— begin Collected data —

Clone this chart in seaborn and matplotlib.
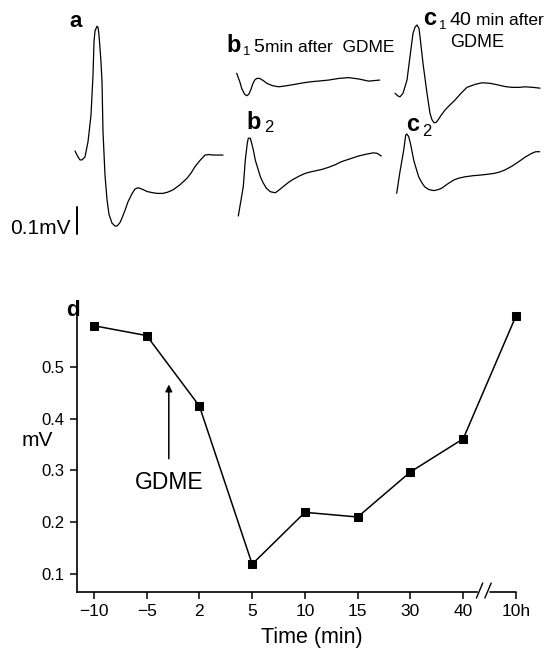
import matplotlib
matplotlib.use("Agg")
import matplotlib.pyplot as plt
import seaborn as sns
import numpy as np

# panel d data
time_labels = ["\u221210", "\u22125", "2", "5", "10", "15", "30", "40", "10h"]
amp_mv = [0.579, 0.560, 0.424, 0.119, 0.219, 0.210, 0.297, 0.361, 0.598]

# traces (t in arbitrary time units, v in mV relative to start)
trace_a_t = [0, 3, 5, 7, 10, 13, 16, 18, 19, 20, 22, 23, 24, 26, 27, 28, 30, 32, 34, 37, 40, 42, 45, 47, 50, 53,
             57, 60, 63, 67, 72, 77, 82, 88, 93, 98, 105, 112, 116, 120, 125, 130, 134, 138, 148]
trace_a_v = [0, -0.022, -0.033, -0.033, -0.022, 0.034, 0.133, 0.281, 0.404, 0.445, 0.462, 0.458, 0.430, 0.330,
             0.257, 0.071, -0.089, -0.180, -0.235, -0.267, -0.278, -0.278, -0.265, -0.248, -0.220, -0.188,
             -0.158, -0.141, -0.136, -0.141, -0.150, -0.154, -0.157, -0.157, -0.152, -0.144, -0.125, -0.101,
             -0.082, -0.058, -0.035, -0.015, -0.013, -0.015, -0.015]

trace_b1_t = [0, 3, 5, 8, 10, 12, 14, 16, 18, 20, 23, 27, 30, 36, 42, 50, 58, 67, 75, 84, 92, 102, 112, 122, 132, 143]
trace_b1_v = [0, -0.030, -0.056, -0.078, -0.083, -0.078, -0.062, -0.040, -0.025, -0.019, -0.019, -0.028, -0.037,
              -0.046, -0.050, -0.046, -0.041, -0.035, -0.031, -0.028, -0.025, -0.019, -0.016, -0.021, -0.029, -0.025]

trace_c1_t = [0, 3, 5, 8, 12, 15, 18, 20, 22, 24, 25, 28, 32, 35, 37, 39, 41, 43, 46, 50, 55, 60, 66, 72, 80, 87,
              95, 103, 110, 117, 124, 130, 138, 145]
trace_c1_v = [0, -0.010, -0.013, 0, 0.049, 0.136, 0.222, 0.245, 0.253, 0.240, 0.210, 0.111, 0, -0.074, -0.098,
              -0.109, -0.108, -0.099, -0.082, -0.062, -0.043, -0.025, 0, 0.022, 0.033, 0.039, 0.037, 0.031,
              0.025, 0.022, 0.022, 0.024, 0.022, 0.019]

trace_b2_t = [0, 5, 7, 9, 10, 12, 13, 15, 17, 20, 22, 25, 28, 32, 37, 41, 45, 50, 55, 61, 67, 72, 78, 84, 90, 97,
              103, 112, 120, 128, 135, 139, 143]
trace_b2_v = [0, 0.109, 0.207, 0.270, 0.288, 0.288, 0.275, 0.245, 0.207, 0.170, 0.146, 0.122, 0.103, 0.090,
              0.086, 0.097, 0.109, 0.124, 0.136, 0.148, 0.158, 0.163, 0.168, 0.173, 0.180, 0.190, 0.201, 0.212,
              0.222, 0.229, 0.234, 0.232, 0.222]

trace_c2_t = [0, 3, 7, 9, 10, 12, 14, 17, 20, 22, 25, 28, 32, 37, 41, 45, 51, 57, 62, 68, 76, 85, 92, 98, 103, 108,
              115, 122, 128, 135, 139, 143]
trace_c2_v = [0, 0.074, 0.160, 0.215, 0.220, 0.210, 0.180, 0.123, 0.085, 0.061, 0.040, 0.024, 0.014, 0.010,
              0.013, 0.019, 0.035, 0.049, 0.056, 0.061, 0.065, 0.068, 0.071, 0.074, 0.079, 0.086, 0.100, 0.117,
              0.133, 0.148, 0.154, 0.154]

sns.set_style("ticks")
plt.rcParams["font.family"] = ["Liberation Sans", "DejaVu Sans"]
plt.rcParams["text.color"] = "black"
plt.rcParams["xtick.color"] = "black"
plt.rcParams["ytick.color"] = "black"
plt.rcParams["axes.labelcolor"] = "black"

W, H = 548, 649
fig = plt.figure(figsize=(W / 100, H / 100), dpi=100)

def fx(x):
    return x / W

def fy(y):
    return 1 - y / H

# ---- top: traces ----
top_h = 250
PX_PER_MV = 270.0
axt = fig.add_axes([0, fy(top_h), 1, top_h / H])
axt.set_xlim(0, W)
axt.set_ylim(-top_h / PX_PER_MV, 0)
axt.axis("off")

traces = [
    (trace_a_t, trace_a_v, 75, 151),
    (trace_b1_t, trace_b1_v, 236.7, 73.3),
    (trace_c1_t, trace_c1_v, 395, 93.3),
    (trace_b2_t, trace_b2_v, 238.3, 216),
    (trace_c2_t, trace_c2_v, 396.7, 193.3),
]
for t, v, x0, y0 in traces:
    xs = np.array(t) + x0
    ys = np.array(v) - y0 / PX_PER_MV
    sns.lineplot(x=xs, y=ys, ax=axt, color="black", lw=0.9, sort=False, estimator=None)

# scale bar 0.1 mV
axt.plot([77, 77], [-234 / PX_PER_MV, -234 / PX_PER_MV + 0.1], color="black", lw=1.4)
fig.text(fx(10), fy(234), "0.1mV", fontsize=15, ha="left", va="baseline")

# panel letters
fig.text(fx(69), fy(27), "a", fontsize=16, fontweight="bold", va="baseline")
fig.text(fx(226), fy(52), "b", fontsize=17, fontweight="bold", va="baseline")
fig.text(fx(243), fy(55), "1", fontsize=9.5, va="baseline")
fig.text(fx(253), fy(52), "5", fontsize=14, va="baseline")
fig.text(fx(265), fy(52), "min after  GDME", fontsize=12.5, va="baseline")
fig.text(fx(423), fy(25), "c", fontsize=17, fontweight="bold", va="baseline")
fig.text(fx(439), fy(29), "1", fontsize=9.5, va="baseline")
fig.text(fx(449), fy(25), "40", fontsize=14, va="baseline")
fig.text(fx(476), fy(25), "min after", fontsize=12.5, va="baseline")
fig.text(fx(450), fy(47), "GDME", fontsize=13, va="baseline")
fig.text(fx(246), fy(129), "b", fontsize=17, fontweight="bold", va="baseline")
fig.text(fx(264), fy(132), "2", fontsize=12, va="baseline")
fig.text(fx(406), fy(131), "c", fontsize=17, fontweight="bold", va="baseline")
fig.text(fx(422), fy(136), "2", fontsize=12, va="baseline")

# ---- bottom: panel d ----
ax_l, ax_r, ax_t, ax_b = 77, 516, 305, 592
ax = fig.add_axes([fx(ax_l), fy(ax_b), (ax_r - ax_l) / W, (ax_b - ax_t) / H])
xpos = np.arange(len(time_labels))
sns.lineplot(x=xpos, y=amp_mv, ax=ax, color="black", lw=1.1, marker="s", markersize=6,
             markeredgecolor="black", markerfacecolor="black", clip_on=False)
ax.set_xlim(-0.32, 8.0)
ax.set_ylim(0.0653, 0.619)
ax.set_xticks(xpos)
ax.set_xticklabels(time_labels, fontsize=12.5)
ax.set_yticks([0.1, 0.2, 0.3, 0.4, 0.5])
ax.set_yticklabels(["0.1", "0.2", "0.3", "0.4", "0.5"], fontsize=12)
ax.tick_params(direction="out", length=5, width=1.1, color="black", pad=4)
for s in ["top", "right"]:
    ax.spines[s].set_visible(False)
for s in ["left", "bottom"]:
    ax.spines[s].set_linewidth(1.2)
    ax.spines[s].set_color("black")
ax.spines["bottom"].set_bounds(-0.32, 7.27)
ybot = 0.0653
ax.plot([7.5, 8.0], [ybot, ybot], color="black", lw=1.2, clip_on=False)
ax.plot([7.25, 7.37], [0.0537, 0.0826], color="black", lw=1.0, clip_on=False)
ax.plot([7.41, 7.53], [0.0537, 0.0826], color="black", lw=1.0, clip_on=False)
ax.set_xlabel("")
ax.set_ylabel("")

ax.annotate("", xy=(1.42, 0.471), xytext=(1.42, 0.317),
            arrowprops=dict(arrowstyle="-|>", color="black", lw=1.1, mutation_scale=10))
ax.text(1.42, 0.277, "GDME", fontsize=16.5, ha="center", va="center")

fig.text(fx(66), fy(316), "d", fontsize=16, fontweight="bold", va="baseline")
fig.text(fx(37), fy(440), "mV", fontsize=15, ha="center", va="center")
fig.text(fx(312), fy(637), "Time (min)", fontsize=15.5, ha="center", va="center")

fig.savefig("out.png", dpi=100)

— end Collected data —

Print the data above verbatim from the first line through the line holding "0.297, 0.361, 0.598]", leaving every picture out.

Task solution ->
Clone this chart in seaborn and matplotlib.
import matplotlib
matplotlib.use("Agg")
import matplotlib.pyplot as plt
import seaborn as sns
import numpy as np

# panel d data
time_labels = ["\u221210", "\u22125", "2", "5", "10", "15", "30", "40", "10h"]
amp_mv = [0.579, 0.560, 0.424, 0.119, 0.219, 0.210, 0.297, 0.361, 0.598]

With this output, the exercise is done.